— START —

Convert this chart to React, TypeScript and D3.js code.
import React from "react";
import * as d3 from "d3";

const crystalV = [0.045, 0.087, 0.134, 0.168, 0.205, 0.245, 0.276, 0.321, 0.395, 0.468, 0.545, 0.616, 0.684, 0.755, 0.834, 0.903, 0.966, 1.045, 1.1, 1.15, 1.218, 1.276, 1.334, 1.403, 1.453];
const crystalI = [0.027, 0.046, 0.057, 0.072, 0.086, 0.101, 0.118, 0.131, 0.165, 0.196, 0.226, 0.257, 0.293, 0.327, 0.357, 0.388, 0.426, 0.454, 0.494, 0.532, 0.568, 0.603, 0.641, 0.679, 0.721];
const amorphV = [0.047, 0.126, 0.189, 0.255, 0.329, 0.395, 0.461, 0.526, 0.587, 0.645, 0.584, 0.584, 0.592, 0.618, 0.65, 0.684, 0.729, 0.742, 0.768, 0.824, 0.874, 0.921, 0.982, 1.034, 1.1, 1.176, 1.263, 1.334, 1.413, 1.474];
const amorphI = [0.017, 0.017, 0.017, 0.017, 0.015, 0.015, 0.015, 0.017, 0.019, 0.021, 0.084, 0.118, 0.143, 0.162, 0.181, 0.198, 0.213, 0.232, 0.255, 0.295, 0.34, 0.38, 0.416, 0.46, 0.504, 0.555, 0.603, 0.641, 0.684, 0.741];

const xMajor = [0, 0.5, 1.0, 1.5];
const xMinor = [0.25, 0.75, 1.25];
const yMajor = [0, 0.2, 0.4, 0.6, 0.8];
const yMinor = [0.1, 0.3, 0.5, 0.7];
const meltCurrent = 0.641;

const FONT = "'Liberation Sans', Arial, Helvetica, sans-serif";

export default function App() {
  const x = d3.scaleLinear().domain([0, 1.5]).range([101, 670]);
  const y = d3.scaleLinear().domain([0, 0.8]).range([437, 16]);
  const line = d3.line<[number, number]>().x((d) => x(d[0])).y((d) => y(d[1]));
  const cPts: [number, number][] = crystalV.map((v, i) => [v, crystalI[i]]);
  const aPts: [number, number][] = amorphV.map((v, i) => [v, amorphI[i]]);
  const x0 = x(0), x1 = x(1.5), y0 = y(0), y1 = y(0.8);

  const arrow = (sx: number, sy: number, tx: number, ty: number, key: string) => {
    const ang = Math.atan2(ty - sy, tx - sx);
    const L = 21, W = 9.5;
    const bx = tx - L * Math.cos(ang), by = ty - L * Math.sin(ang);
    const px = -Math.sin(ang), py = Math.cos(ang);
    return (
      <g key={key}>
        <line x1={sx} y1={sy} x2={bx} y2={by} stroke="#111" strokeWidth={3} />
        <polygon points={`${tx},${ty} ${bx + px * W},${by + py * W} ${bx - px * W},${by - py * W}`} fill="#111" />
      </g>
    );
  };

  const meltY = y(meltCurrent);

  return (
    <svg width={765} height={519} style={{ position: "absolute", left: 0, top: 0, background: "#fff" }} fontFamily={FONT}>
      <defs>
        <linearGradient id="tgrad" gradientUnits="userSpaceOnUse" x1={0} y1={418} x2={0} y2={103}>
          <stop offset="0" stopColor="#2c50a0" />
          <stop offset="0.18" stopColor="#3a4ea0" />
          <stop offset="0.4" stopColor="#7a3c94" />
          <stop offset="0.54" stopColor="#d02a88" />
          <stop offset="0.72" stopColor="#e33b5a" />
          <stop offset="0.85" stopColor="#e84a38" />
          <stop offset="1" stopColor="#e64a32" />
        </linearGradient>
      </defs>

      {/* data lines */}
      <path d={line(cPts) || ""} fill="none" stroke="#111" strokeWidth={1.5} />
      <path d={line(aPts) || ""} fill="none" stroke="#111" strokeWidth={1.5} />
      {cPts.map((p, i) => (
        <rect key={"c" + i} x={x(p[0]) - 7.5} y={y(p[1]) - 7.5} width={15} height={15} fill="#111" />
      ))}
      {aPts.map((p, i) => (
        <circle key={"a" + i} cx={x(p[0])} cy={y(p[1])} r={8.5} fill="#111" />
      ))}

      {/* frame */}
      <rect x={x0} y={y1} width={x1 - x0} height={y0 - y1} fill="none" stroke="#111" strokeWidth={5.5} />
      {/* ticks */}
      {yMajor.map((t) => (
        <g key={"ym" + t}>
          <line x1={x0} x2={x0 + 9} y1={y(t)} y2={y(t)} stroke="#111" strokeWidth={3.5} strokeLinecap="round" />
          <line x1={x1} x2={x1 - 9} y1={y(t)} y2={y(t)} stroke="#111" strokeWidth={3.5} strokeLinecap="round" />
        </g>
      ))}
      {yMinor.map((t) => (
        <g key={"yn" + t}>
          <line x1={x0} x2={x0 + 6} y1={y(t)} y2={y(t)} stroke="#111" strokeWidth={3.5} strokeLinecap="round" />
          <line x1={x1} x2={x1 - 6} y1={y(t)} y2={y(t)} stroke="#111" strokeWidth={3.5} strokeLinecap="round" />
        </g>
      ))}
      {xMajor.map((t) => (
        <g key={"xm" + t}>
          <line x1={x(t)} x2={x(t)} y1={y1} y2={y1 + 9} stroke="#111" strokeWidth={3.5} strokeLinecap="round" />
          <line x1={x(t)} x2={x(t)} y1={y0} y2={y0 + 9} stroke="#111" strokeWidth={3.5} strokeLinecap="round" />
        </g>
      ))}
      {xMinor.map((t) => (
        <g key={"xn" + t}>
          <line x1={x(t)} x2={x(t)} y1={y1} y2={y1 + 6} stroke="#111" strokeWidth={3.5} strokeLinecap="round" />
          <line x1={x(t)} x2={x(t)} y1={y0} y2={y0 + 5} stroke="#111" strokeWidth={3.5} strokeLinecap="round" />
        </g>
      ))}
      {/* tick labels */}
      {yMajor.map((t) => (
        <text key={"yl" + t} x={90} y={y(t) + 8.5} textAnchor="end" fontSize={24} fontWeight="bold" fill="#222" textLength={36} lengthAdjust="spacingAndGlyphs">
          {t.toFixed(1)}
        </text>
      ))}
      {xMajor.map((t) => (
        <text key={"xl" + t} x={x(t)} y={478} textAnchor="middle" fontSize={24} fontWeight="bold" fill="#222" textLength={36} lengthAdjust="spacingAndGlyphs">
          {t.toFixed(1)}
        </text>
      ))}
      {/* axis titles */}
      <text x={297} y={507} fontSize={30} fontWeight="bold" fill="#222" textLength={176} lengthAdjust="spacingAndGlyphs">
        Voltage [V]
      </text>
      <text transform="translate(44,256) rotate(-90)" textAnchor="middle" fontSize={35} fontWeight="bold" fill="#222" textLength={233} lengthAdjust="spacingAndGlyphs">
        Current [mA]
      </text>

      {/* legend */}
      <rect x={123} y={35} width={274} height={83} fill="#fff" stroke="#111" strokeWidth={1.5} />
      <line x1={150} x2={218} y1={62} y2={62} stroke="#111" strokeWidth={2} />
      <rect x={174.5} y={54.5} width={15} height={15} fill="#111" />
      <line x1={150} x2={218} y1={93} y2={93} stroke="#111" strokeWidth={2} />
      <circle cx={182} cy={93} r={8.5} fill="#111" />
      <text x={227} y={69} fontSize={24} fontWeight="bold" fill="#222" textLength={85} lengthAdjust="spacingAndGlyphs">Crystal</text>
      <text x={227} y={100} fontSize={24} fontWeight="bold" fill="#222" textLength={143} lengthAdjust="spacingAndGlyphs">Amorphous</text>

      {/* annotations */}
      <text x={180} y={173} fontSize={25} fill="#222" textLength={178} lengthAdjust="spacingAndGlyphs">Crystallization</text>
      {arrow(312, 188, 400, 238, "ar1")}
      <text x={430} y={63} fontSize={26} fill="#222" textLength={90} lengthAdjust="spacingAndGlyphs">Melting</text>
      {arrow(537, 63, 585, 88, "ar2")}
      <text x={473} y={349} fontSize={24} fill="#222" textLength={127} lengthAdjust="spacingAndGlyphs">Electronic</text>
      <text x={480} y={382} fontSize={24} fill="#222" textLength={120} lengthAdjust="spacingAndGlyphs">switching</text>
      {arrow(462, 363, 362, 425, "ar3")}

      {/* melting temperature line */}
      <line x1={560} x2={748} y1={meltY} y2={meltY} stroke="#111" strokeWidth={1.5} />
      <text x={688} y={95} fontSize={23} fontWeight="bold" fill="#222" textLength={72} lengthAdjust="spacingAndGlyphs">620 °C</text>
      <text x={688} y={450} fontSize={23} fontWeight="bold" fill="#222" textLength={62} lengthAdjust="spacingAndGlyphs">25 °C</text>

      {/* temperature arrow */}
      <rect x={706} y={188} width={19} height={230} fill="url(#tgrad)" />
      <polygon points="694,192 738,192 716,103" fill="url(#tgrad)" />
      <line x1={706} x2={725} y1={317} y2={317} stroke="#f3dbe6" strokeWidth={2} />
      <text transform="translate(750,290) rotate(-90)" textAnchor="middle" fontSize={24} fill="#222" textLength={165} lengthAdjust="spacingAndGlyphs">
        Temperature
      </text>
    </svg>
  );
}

— END —

◆ Aim of the exercise
Quote only the stretch of lines that starts the data above and ends with the line containing "import * as", both included.

◆ Solution to the problem
Convert this chart to React, TypeScript and D3.js code.
import React from "react";
import * as d3 from "d3";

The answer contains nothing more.